El Legado Imborrable
Mientras la sangre de Ana empapaba la paja de la Torre, Enrique VIII esperaba la señal. Al escuchar el cañonazo que confirmaba la muerte, no mostró remordimiento. Se vistió de amarillo y blanco, colores de celebración, y partió para encontrarse con Jane Seymour. Se casaron diez días después.
Enrique creyó que había borrado a Ana. Declaró ilegítima a la hija de ambos, Isabel, y trató de enterrar el recuerdo de su segunda esposa en esa tumba sin nombre. Pero el destino tiene un sentido de la ironía exquisito.
Isabel sobrevivió. Creció en las sombras, aprendiendo del destino de su madre a ser astuta y cauta. Años más tarde, ascendería al trono como Isabel I, convirtiéndose en una de las monarcas más grandes en la historia de Inglaterra.

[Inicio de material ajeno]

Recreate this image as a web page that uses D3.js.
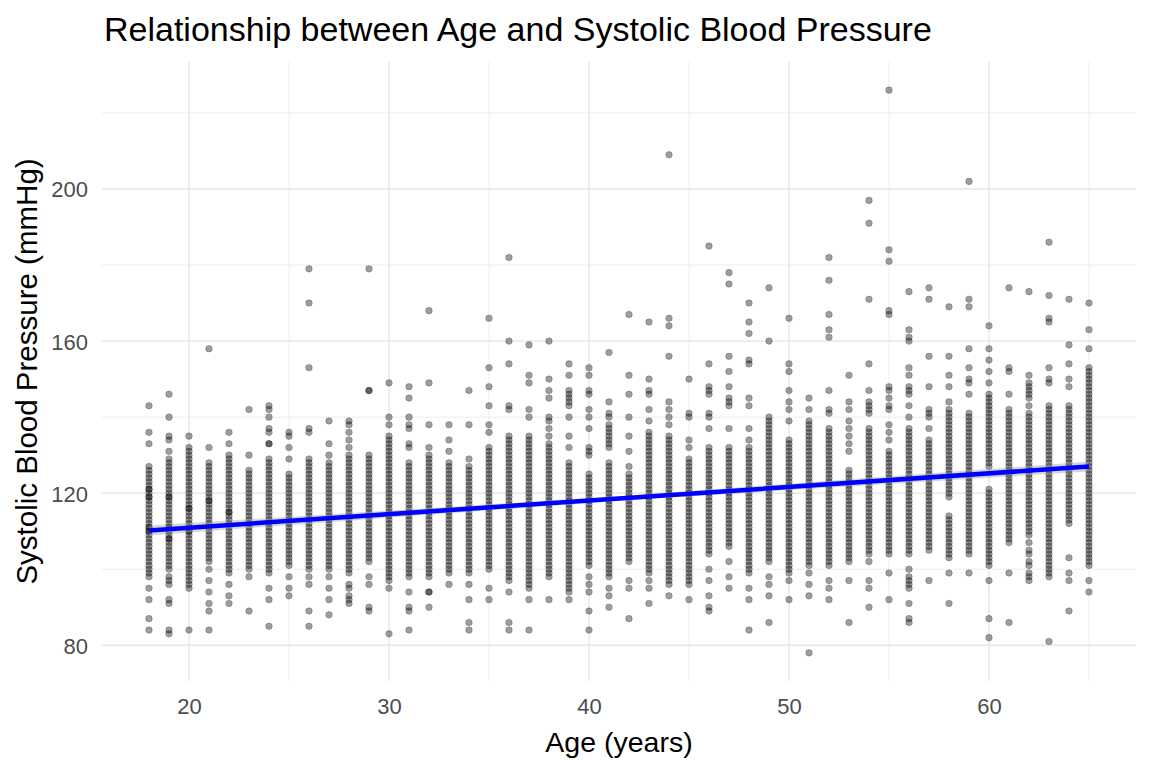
<!DOCTYPE html>
<html>
<head>
<meta charset="utf-8">
<script src="https://cdn.jsdelivr.net/npm/d3@7"></script>
<style>
  body { margin: 0; background: white; }
  text { font-family: "Liberation Sans", Arial, sans-serif; }
</style>
</head>
<body>
<div id="chart"></div>
<script>
// ages on x, one list of systolic readings per age
const ages = [18,19,20,21,22,23,24,25,26,27,28,29,30,31,32,33,34,35,36,37,38,39,40,41,
              42,43,44,45,46,47,48,49,50,51,52,53,54,55,56,57,58,59,60,61,62,63,64,65];

const sbpByAge = [
  [143,136,133,127,126,125,124,123,122,121,121,120,119,119,118,117,116,115,114,113,112,111,111,110,110,109,108,107,106,105,104,103,102,101,100,99,98,95,92,87,84],
  [146,140,135,134,131,129,128,127,126,125,124,123,122,121,120,119,119,118,117,116,115,114,113,112,111,111,110,109,108,108,107,106,105,104,103,102,101,100,98,97,96,92,91,84,83],
  [135,132,131,130,129,128,127,126,125,124,123,122,121,120,119,118,117,116,116,115,114,113,112,111,110,110,109,108,107,106,105,104,103,102,101,100,99,98,97,96,95,84],
  [158,132,128,127,126,125,124,123,122,121,120,119,118,118,117,116,115,114,113,112,111,110,109,108,107,106,105,104,103,102,100,97,94,91,89,84],
  [136,133,130,129,128,127,126,125,124,123,122,121,120,119,118,117,116,115,115,114,113,112,111,110,109,108,107,106,105,104,103,102,101,100,99,96,93,91],
  [142,130,126,125,124,123,122,121,120,119,118,117,116,115,114,113,112,111,110,109,108,107,106,105,104,103,102,101,100,98,89],
  [143,142,140,137,136,133,133,129,128,127,126,125,124,123,122,121,120,119,118,117,116,115,114,113,112,111,110,109,108,107,106,105,104,103,102,101,100,99,95,92,85],
  [136,135,132,129,125,124,123,122,121,120,119,118,117,116,115,114,113,112,111,110,109,108,107,106,105,104,103,102,101,98,95,93],
  [179,170,153,137,136,129,128,127,126,125,124,123,122,121,120,119,118,117,116,115,114,113,112,111,110,109,108,107,106,105,104,103,102,101,100,98,96,89,85],
  [139,133,130,128,127,126,125,124,123,122,121,120,119,118,117,116,115,114,113,112,111,110,109,108,107,106,105,104,103,102,101,100,98,95,92,88],
  [139,138,136,134,132,130,129,128,127,126,125,124,123,122,121,120,119,118,117,116,115,114,113,112,111,110,109,108,107,106,105,104,103,102,101,100,99,96,95,93,92,91],
  [179,147,147,130,129,128,127,126,125,124,123,122,121,120,119,118,117,116,115,114,113,112,111,110,109,108,107,106,105,104,103,102,98,96,90,89],
  [149,140,138,135,134,133,132,131,130,129,128,127,126,125,124,123,122,121,120,119,118,117,116,115,114,113,112,111,110,109,108,107,106,105,104,103,102,101,100,99,98,97,95,83],
  [148,145,140,138,137,133,132,128,127,126,125,124,123,122,121,120,119,118,117,116,115,114,113,112,111,110,109,108,107,106,105,104,103,102,101,100,99,98,94,90,89,84],
  [168,149,138,132,130,129,128,127,126,125,124,123,122,121,120,119,118,117,116,115,114,113,112,111,110,109,108,107,106,105,104,103,102,101,100,99,98,94,94,90],
  [138,134,131,128,127,126,125,124,123,122,121,120,119,118,117,116,115,114,113,112,111,110,109,108,107,106,105,104,103,102,101,100,99,96],
  [147,138,129,127,126,125,124,123,122,121,120,119,118,117,116,115,114,113,112,111,110,109,108,107,106,105,104,103,102,101,100,99,96,92,86,84],
  [166,153,148,143,138,136,132,131,130,129,128,127,126,125,124,123,122,121,120,119,118,117,116,115,114,113,112,111,110,109,108,107,106,105,104,103,102,101,100,95,92],
  [182,160,154,143,142,135,134,133,132,131,130,129,128,127,126,125,124,123,122,121,120,119,118,117,116,115,114,113,112,111,110,109,108,107,106,105,104,103,102,101,100,99,98,97,94,86,84],
  [159,151,149,142,140,135,134,133,132,131,130,129,128,127,126,125,124,123,122,121,120,119,118,117,116,115,114,113,112,111,110,109,108,107,106,105,104,103,102,101,100,99,98,97,96,95,92,84],
  [160,150,147,145,140,139,137,135,133,132,131,130,129,128,127,126,125,124,123,122,121,120,119,118,117,116,115,114,113,112,111,110,109,108,107,106,105,104,103,102,101,100,99,98,92],
  [154,151,147,146,145,144,143,140,135,132,128,127,126,125,124,123,122,121,120,119,118,117,116,115,114,113,112,111,110,109,108,107,106,105,104,103,102,101,100,99,98,97,96,95,94,92],
  [153,151,147,146,142,140,137,132,131,130,125,124,123,122,121,120,119,118,117,116,115,114,113,112,111,110,109,108,107,106,105,104,103,102,101,98,96,94,89,84],
  [157,144,141,140,138,137,136,135,134,133,132,128,127,126,125,124,123,122,121,120,119,118,117,116,115,114,113,112,111,110,109,108,107,106,105,104,103,102,101,100,99,98,95,93,90],
  [167,151,146,140,135,131,127,125,124,123,122,121,120,119,118,117,116,115,114,113,112,111,110,109,108,107,106,105,104,103,102,97,95,87],
  [165,150,147,146,142,139,136,135,134,133,132,131,130,129,128,127,126,125,124,123,122,121,120,119,118,117,116,115,114,113,112,111,110,109,108,107,106,105,104,103,102,101,100,99,97,95,91],
  [209,166,164,156,144,142,140,138,135,134,133,132,131,130,129,128,127,126,125,124,123,122,121,120,119,118,117,116,115,114,113,112,111,110,109,108,107,106,105,104,103,102,101,100,99,98,97,96,93],
  [150,141,140,134,132,129,128,127,126,125,124,123,122,121,120,119,118,117,116,115,114,113,112,111,110,109,108,107,106,105,104,103,102,101,100,99,98,97,96,92],
  [185,154,148,147,146,141,140,137,132,131,130,129,128,127,126,125,124,123,122,121,120,119,118,117,116,115,114,113,112,111,110,109,108,107,106,105,104,100,97,93,90,89],
  [178,175,156,152,148,145,144,143,137,132,131,130,129,128,127,126,125,124,123,122,121,120,119,118,117,116,115,114,113,112,111,110,109,108,107,106,102,98,95],
  [170,165,162,155,154,145,143,137,134,132,131,130,129,128,127,126,125,124,123,122,121,120,119,118,117,116,115,114,113,112,111,110,109,108,107,106,105,104,103,102,101,100,99,95,92,84],
  [174,160,140,139,138,137,136,135,134,133,132,131,130,129,128,127,126,125,124,123,122,121,120,119,118,117,116,115,114,113,112,111,110,109,108,107,106,105,104,103,102,98,96,93,86],
  [166,154,152,147,144,142,139,134,133,132,131,130,129,128,127,126,125,124,123,122,121,120,119,118,117,116,115,114,113,112,111,110,109,108,107,106,105,104,103,102,101,100,99,97,92],
  [145,142,139,138,137,136,135,134,133,132,131,130,129,128,127,126,125,124,123,122,121,120,119,118,117,116,115,114,113,112,111,110,109,108,107,106,105,104,103,102,101,99,96,93,78],
  [182,176,167,163,161,147,142,141,137,136,135,134,133,132,131,130,129,128,127,126,125,124,123,122,121,120,119,118,117,116,115,114,113,112,111,110,109,108,107,106,105,104,103,102,101,97,95,92],
  [151,144,142,139,137,135,133,131,126,125,124,123,122,121,120,119,118,117,116,115,114,113,112,111,110,109,108,107,106,105,104,103,102,97,86],
  [197,191,171,154,147,144,143,142,141,137,136,135,134,133,132,131,130,129,128,127,126,125,124,123,122,121,120,119,118,117,116,115,114,113,112,111,110,109,108,107,106,105,104,102,97,95,90],
  [226,184,181,168,167,148,147,145,143,142,138,136,134,131,130,129,128,127,126,125,124,123,122,121,120,119,118,117,116,115,114,113,112,111,110,109,108,107,106,105,104,99,92],
  [173,163,161,160,153,151,148,147,146,143,140,137,136,135,134,133,132,131,130,129,128,127,126,125,124,123,122,121,120,119,118,117,116,115,114,113,112,111,110,109,108,107,106,105,104,100,98,97,96,95,91,87,86],
  [174,171,156,148,142,141,140,137,134,133,132,131,130,129,128,127,126,125,124,123,122,121,120,119,118,117,116,115,114,113,112,111,110,109,108,107,106,105,97],
  [169,156,151,148,144,142,141,140,139,138,137,136,135,134,133,132,131,130,129,128,127,126,125,124,123,122,121,120,119,114,113,112,111,110,109,108,107,106,105,104,103,99,91],
  [202,171,169,158,153,150,149,146,141,140,139,138,137,136,135,134,133,132,131,130,129,128,127,126,125,124,123,122,121,120,119,118,117,116,115,114,113,112,111,110,109,108,107,106,105,104,99],
  [164,158,155,152,149,146,145,144,143,142,141,140,139,138,137,136,135,134,133,132,131,130,129,128,127,121,120,119,118,117,116,115,114,113,112,111,110,109,108,107,106,105,104,103,102,101,97,87,82],
  [174,153,152,146,142,141,140,139,138,137,136,135,134,133,132,131,130,129,128,127,126,125,124,123,122,121,120,119,118,117,116,115,114,113,112,111,110,109,108,107,99,86],
  [173,151,149,148,147,146,145,143,141,140,139,138,137,136,135,134,133,132,131,130,129,128,127,126,125,124,123,122,121,120,119,118,117,116,115,114,113,112,111,110,109,107,105,104,102,101,99,98,97],
  [186,172,166,165,153,150,149,143,142,141,140,139,138,137,136,135,134,133,132,131,130,129,128,127,126,125,124,123,122,121,120,119,118,117,116,115,114,113,112,111,110,109,108,107,106,105,104,103,102,101,100,99,98,81],
  [171,159,154,150,148,143,142,141,140,139,138,137,136,135,134,133,132,131,130,129,128,127,126,125,124,123,122,121,120,119,118,117,116,115,114,113,112,103,99,97,89],
  [170,163,158,153,152,151,150,149,148,147,146,145,144,143,142,141,140,139,138,137,136,135,134,133,132,131,130,129,128,127,126,125,124,123,122,121,120,119,118,117,116,115,114,113,112,111,110,109,108,107,106,105,104,103,102,101,97,94]
];

// fitted trend and its narrow band
const fitAge = [18, 41.5, 65];
const fitSbp = [110.2, 118.6, 127.0];
const fitLow = [108.9, 118.0, 125.7];
const fitHigh = [111.5, 119.2, 128.3];

const xTicks = [20, 30, 40, 50, 60];
const xMinor = [25, 35, 45, 55, 65];
const yTicks = [80, 120, 160, 200];
const yMinor = [100, 140, 180, 220];

const width = 1152, height = 768;
const panel = {left: 102, right: 1136, top: 62, bottom: 681};

let points = [];
ages.forEach((a, i) => sbpByAge[i].forEach(v => points.push({age: a, sbp: v})));

const allSbp = points.map(d => d.sbp);
const yLo = d3.min(allSbp), yHi = d3.max(allSbp);
const xLo = d3.min(ages), xHi = d3.max(ages);
const xPad = (xHi - xLo) * 0.05, yPad = (yHi - yLo) * 0.05;

let x = d3.scaleLinear().domain([xLo - xPad, xHi + xPad]).range([panel.left, panel.right]);
let y = d3.scaleLinear().domain([yLo - yPad, yHi + yPad]).range([panel.bottom, panel.top]);

let svg = d3.select('#chart').append('svg')
    .attr('width', width)
    .attr('height', height)
    .style('background', 'white');

// grid
let grid = svg.append('g');
grid.selectAll('.ymin').data(yMinor.filter(v => y(v) >= panel.top)).join('line')
    .attr('x1', panel.left).attr('x2', panel.right)
    .attr('y1', d => y(d)).attr('y2', d => y(d))
    .attr('stroke', '#ebebeb').attr('stroke-width', 0.9);
grid.selectAll('.xmin').data(xMinor).join('line')
    .attr('y1', panel.top).attr('y2', panel.bottom)
    .attr('x1', d => x(d)).attr('x2', d => x(d))
    .attr('stroke', '#ebebeb').attr('stroke-width', 0.9);
grid.selectAll('.ymaj').data(yTicks).join('line')
    .attr('x1', panel.left).attr('x2', panel.right)
    .attr('y1', d => y(d)).attr('y2', d => y(d))
    .attr('stroke', '#ebebeb').attr('stroke-width', 1.8);
grid.selectAll('.xmaj').data(xTicks).join('line')
    .attr('y1', panel.top).attr('y2', panel.bottom)
    .attr('x1', d => x(d)).attr('x2', d => x(d))
    .attr('stroke', '#ebebeb').attr('stroke-width', 1.8);

// points
svg.append('g').selectAll('circle')
    .data(points)
    .join('circle')
    .attr('cx', d => x(d.age))
    .attr('cy', d => y(d.sbp))
    .attr('r', 3.3)
    .attr('fill', 'rgba(0,0,0,0.38)')
    .attr('stroke', 'rgba(0,0,0,0.3)')
    .attr('stroke-width', 0.7);

// band + trend line
let fit = fitAge.map((a, i) => ({age: a, sbp: fitSbp[i], lo: fitLow[i], hi: fitHigh[i]}));
svg.append('path')
    .datum(fit)
    .attr('d', d3.area().x(d => x(d.age)).y0(d => y(d.lo)).y1(d => y(d.hi)))
    .attr('fill', '#999999')
    .attr('opacity', 0.4);
svg.append('path')
    .datum(fit)
    .attr('d', d3.line().x(d => x(d.age)).y(d => y(d.sbp)))
    .attr('fill', 'none')
    .attr('stroke', '#0000ff')
    .attr('stroke-width', 4.5);

// axes (text only, theme_minimal style)
let xAxis = svg.append('g')
    .attr('transform', `translate(0,${panel.bottom})`)
    .call(d3.axisBottom(x).tickValues(xTicks).tickSize(0).tickPadding(17));
let yAxis = svg.append('g')
    .attr('transform', `translate(${panel.left},0)`)
    .call(d3.axisLeft(y).tickValues(yTicks).tickSize(0).tickPadding(14));
[xAxis, yAxis].forEach(ax => {
    ax.select('.domain').remove();
    ax.selectAll('text')
      .attr('fill', '#4d4d4d')
      .style('font-size', '22px')
      .style('font-family', '"Liberation Sans", Arial, sans-serif');
});
xAxis.selectAll('text').attr('dy', '0.71em');
yAxis.selectAll('text').attr('dy', '0.36em');

svg.append('text')
    .attr('x', 104).attr('y', 41)
    .style('font-size', '34px')
    .attr('fill', 'black')
    .text('Relationship between Age and Systolic Blood Pressure');

svg.append('text')
    .attr('x', (panel.left + panel.right) / 2).attr('y', 752)
    .attr('text-anchor', 'middle')
    .style('font-size', '28.5px')
    .text('Age (years)');

svg.append('text')
    .attr('transform', `translate(37,${(panel.top + panel.bottom) / 2}) rotate(-90)`)
    .attr('text-anchor', 'middle')
    .style('font-size', '29.5px')
    .text('Systolic Blood Pressure (mmHg)');
</script>
</body>
</html>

Aunque nunca habló públicamente de Ana, Isabel llevó consigo hasta el día de su propia muerte un anillo secreto: al abrirse, revelaba dos retratos en miniatura, el suyo propio y el de su madre, Ana Bolena.
En 1876, durante unas renovaciones en la capilla de la Torre, se encontraron los huesos de una mujer bajo el pavimento. El análisis forense confirmó lo que la historia sabía: era una mujer de estructura delicada, con el cuello cortado limpiamente por una espada experta. Ana Bolena finalmente recibió un entierro digno, 340 años después.
La historia de Ana no es un romance; es una advertencia sobre el poder absoluto y la injusticia. Pero sobre todo, es la historia de una dignidad inquebrantable. Ante la muerte más aterradora, traicionada por su esposo y condenada por leyes corruptas, Ana Bolena no se rompió. Subió al cadalso con la cabeza alta y enfrentó el final con un coraje que, cinco siglos después, sigue resonando más fuerte que el golpe de cualquier espada.
Enrique VIII buscaba un hijo para asegurar su legado, pero al destruir a Ana, forjó involuntariamente a la mujer que definiría una era dorada. Al final, desde su tumba de flechas, Ana Bolena ganó.